Managers should monitor the balances in every cash account in order to control and optimize the deployment of their cash resources. Therefore, information about each bank account should be reported to the manager.

Managers should ask these questions regarding cash:

  • Is the ending balance of cash the actual amount at the balance sheet date, or did the business engage in window dressing in order to inflate its ending cash balance? Window dressing refers to holding the books open after the ending balance sheet date in order to record additional cash inflow as if the cash was received on the last day of the period.

    Window dressing is not uncommon. If window dressing has gone on, the manager should know the true, actual ending cash balance of the business.

  • Were there any cash out days during the year? In other words, did the company’s cash balance actually fall to zero (or near zero) during the year? How often did this happen? Is there a seasonal fluctuation in cash flow that causes “low tide” for cash, or are the cash out days due to running the business with too little cash?
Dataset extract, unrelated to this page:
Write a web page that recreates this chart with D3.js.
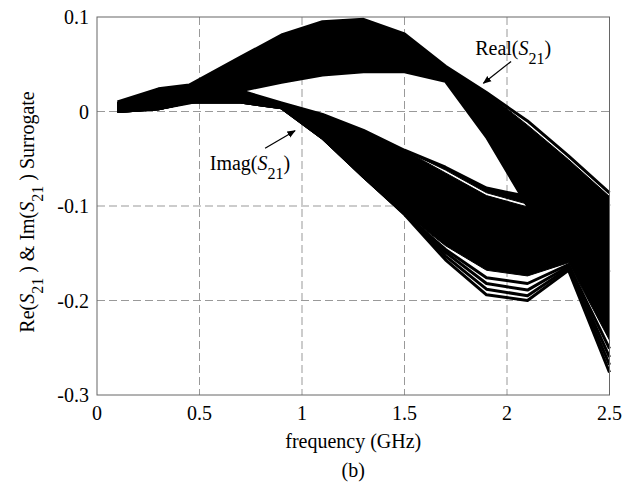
<!DOCTYPE html>
<html>
<head>
<meta charset="utf-8">
<script src="https://cdnjs.cloudflare.com/ajax/libs/d3/7.8.5/d3.min.js"></script>
<style>
  body { margin: 0; background: #fff; }
  text { font-family: 'Liberation Serif', 'Times New Roman', Times, serif; }
  .grid line { stroke: #999; stroke-width: 1; stroke-dasharray: 8 4; }
  .frame { fill: none; stroke: #666; stroke-width: 1; }
  .tick-label { font-size: 20px; fill: #000; }
  .core { fill: #000; stroke: #000; stroke-width: 1; stroke-linejoin: round; }
  .curve { fill: none; stroke: #000; stroke-width: 3; stroke-linejoin: round; }
  .note { font-size: 20px; fill: #000; }
</style>
</head>
<body>
<div id="chart"></div>
<script>
// sample frequencies (GHz)
const freq = [0.1, 0.3, 0.45, 0.7, 0.9, 1.1, 1.3, 1.5, 1.7, 1.9, 2.1, 2.3, 2.5];

// Real(S21) family: outermost trace on top, then the dense bundle
const realTop   = [0.010, 0.024, 0.028, 0.0575, 0.081, 0.095, 0.0975, 0.082, 0.048, 0.020, -0.010, -0.047, -0.086];
const realInner = [0.010, 0.024, 0.028, 0.0575, 0.081, 0.095, 0.0975, 0.082, 0.048, 0.020, -0.0145, -0.051, -0.090];
const realBot   = [0.000, 0.003, 0.009, 0.022, 0.031, 0.0386, 0.042, 0.042, 0.032, -0.027, -0.100, -0.130, -0.170];

// Imag(S21) family: upper sub-bundle, main bundle, outer traces at the bottom
const imagTop      = [0.005, 0.012, 0.014, 0.022, 0.009, -0.003, -0.020, -0.041, -0.059, -0.081, -0.090, -0.060, -0.100];
const imagUpperLow = [0.005, 0.012, 0.014, 0.022, 0.009, -0.003, -0.020, -0.041, -0.062, -0.086, -0.098, -0.070, -0.110];
const imagCoreTop  = [0.005, 0.012, 0.014, 0.022, 0.009, -0.003, -0.020, -0.041, -0.065, -0.089, -0.101, -0.073, -0.113];
const imagBot      = [0.000, 0.003, 0.010, 0.010, 0.004, -0.028, -0.069, -0.108, -0.142, -0.168, -0.174, -0.160, -0.242];
const imagOuter = [
  [0.000, 0.003, 0.010, 0.010, 0.004, -0.028, -0.069, -0.109, -0.157, -0.194, -0.200, -0.168, -0.276],
  [0.000, 0.003, 0.010, 0.010, 0.004, -0.028, -0.069, -0.108, -0.153, -0.188, -0.195, -0.166, -0.268],
  [0.000, 0.003, 0.010, 0.010, 0.004, -0.028, -0.069, -0.108, -0.149, -0.182, -0.189, -0.164, -0.260],
  [0.000, 0.003, 0.010, 0.010, 0.004, -0.028, -0.069, -0.108, -0.146, -0.176, -0.182, -0.162, -0.251]
];

const xTicks = [0, 0.5, 1, 1.5, 2, 2.5];
const yTicks = [0.1, 0, -0.1, -0.2, -0.3];

// annotation anchors in data units
const realLabel = { x: 1.845, y: 0.0598 };
const realArrow = [[2.02, 0.053], [1.885, 0.0298]];
const imagLabel = { x: 0.55, y: -0.062 };
const imagArrow = [[0.82, -0.039], [0.966, -0.0203]];

const width = 633, height = 485;
const margin = { left: 97, top: 17, right: 23.5, bottom: 90 };
const iw = width - margin.left - margin.right;
const ih = height - margin.top - margin.bottom;

const svg = d3.select('#chart').append('svg')
  .attr('width', width)
  .attr('height', height);

const x = d3.scaleLinear().domain([0, 2.5]).range([margin.left, margin.left + iw]);
const y = d3.scaleLinear().domain([-0.3, 0.1]).range([margin.top + ih, margin.top]);

// grid
const grid = svg.append('g').attr('class', 'grid');
grid.selectAll('.gx').data(xTicks.slice(1, -1)).enter().append('line')
  .attr('x1', d => x(d)).attr('x2', d => x(d))
  .attr('y1', margin.top).attr('y2', margin.top + ih);
grid.selectAll('.gy').data(yTicks.slice(1, -1)).enter().append('line')
  .attr('x1', margin.left).attr('x2', margin.left + iw)
  .attr('y1', d => y(d)).attr('y2', d => y(d));

// bands
const band = (top, bot) => d3.area()
  .x((d, i) => x(freq[i]))
  .y0((d, i) => y(bot[i]))
  .y1((d, i) => y(top[i]))(freq);
const line = d3.line().x((d, i) => x(freq[i])).y(d => y(d));

const plot = svg.append('g');
// imag first, so the real bundle covers it where they cross
plot.append('path').attr('class', 'core').attr('d', band(imagTop, imagUpperLow));
plot.append('path').attr('class', 'core').attr('d', band(imagCoreTop, imagBot));
plot.append('path').attr('class', 'curve').attr('d', line(imagTop));
plot.selectAll('.outer').data(imagOuter).enter().append('path')
  .attr('class', 'curve outer')
  .attr('d', d => line(d));
plot.append('path').attr('class', 'core').attr('d', band(realInner, realBot));
plot.append('path').attr('class', 'curve').attr('d', line(realTop));
plot.append('path').attr('class', 'curve').attr('d', line(realBot));

// frame
svg.append('rect').attr('class', 'frame')
  .attr('x', margin.left).attr('y', margin.top)
  .attr('width', iw).attr('height', ih);

// tick labels
svg.selectAll('.xl').data(xTicks).enter().append('text')
  .attr('class', 'tick-label')
  .attr('x', d => x(d)).attr('y', margin.top + ih + 25)
  .attr('text-anchor', 'middle')
  .text(d => String(d));
svg.selectAll('.yl').data(yTicks).enter().append('text')
  .attr('class', 'tick-label')
  .attr('x', margin.left - 8).attr('y', d => y(d) + 7)
  .attr('text-anchor', 'end')
  .text(d => String(d));

// axis titles
svg.append('text').attr('class', 'note')
  .attr('x', x(1.25)).attr('y', 448)
  .attr('text-anchor', 'middle')
  .text('frequency (GHz)');
svg.append('text').attr('class', 'note')
  .attr('x', x(1.25)).attr('y', 477)
  .attr('text-anchor', 'middle')
  .attr('font-size', 17)
  .text('(b)');

function s21(sel, prefix, tail) {
  sel.append('tspan').text(prefix);
  sel.append('tspan').attr('font-style', 'italic').text('S');
  sel.append('tspan').attr('dy', 9).attr('font-size', 16).text('21');
  sel.append('tspan').attr('dy', -9).text(tail);
}

const yt = svg.append('text').attr('class', 'note')
  .attr('transform', `translate(34,${212}) rotate(-90)`)
  .attr('text-anchor', 'middle');
s21(yt, 'Re(', ' ) & Im(');
yt.append('tspan').attr('font-style', 'italic').text('S');
yt.append('tspan').attr('dy', 9).attr('font-size', 16).text('21');
yt.append('tspan').attr('dy', -9).text(' ) Surrogate');

// annotations
svg.append('defs').append('marker')
  .attr('id', 'head').attr('viewBox', '0 0 10 10')
  .attr('refX', 9).attr('refY', 5)
  .attr('markerWidth', 7).attr('markerHeight', 7)
  .attr('orient', 'auto')
  .append('path').attr('d', 'M0,1 L10,5 L0,9 Z').attr('fill', '#000');

const rl = svg.append('text').attr('class', 'note')
  .attr('x', x(realLabel.x)).attr('y', y(realLabel.y));
s21(rl, 'Real(', ')');
const il = svg.append('text').attr('class', 'note')
  .attr('x', x(imagLabel.x)).attr('y', y(imagLabel.y));
s21(il, 'Imag(', ')');

[realArrow, imagArrow].forEach(a => {
  svg.append('line')
    .attr('x1', x(a[0][0])).attr('y1', y(a[0][1]))
    .attr('x2', x(a[1][0])).attr('y2', y(a[1][1]))
    .attr('stroke', '#000').attr('stroke-width', 1.2)
    .attr('marker-end', 'url(#head)');
});
</script>
</body>
</html>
  • Are there any limitations on the uses of cash imposed by loan covenants by the company’s lenders? Do any of the loans require compensatory balances that require that the business keep a minimum balance relative to the loan balance? In this situation the cash balance is not fully available for general operating purposes.

  • Are there any out-of-the-ordinary demands on cash? For example, a business may have entered into buyout agreements with a key shareholder or with a vendor to escape the terms of an unfavorable contract. Any looming demands on cash should be reported to managers.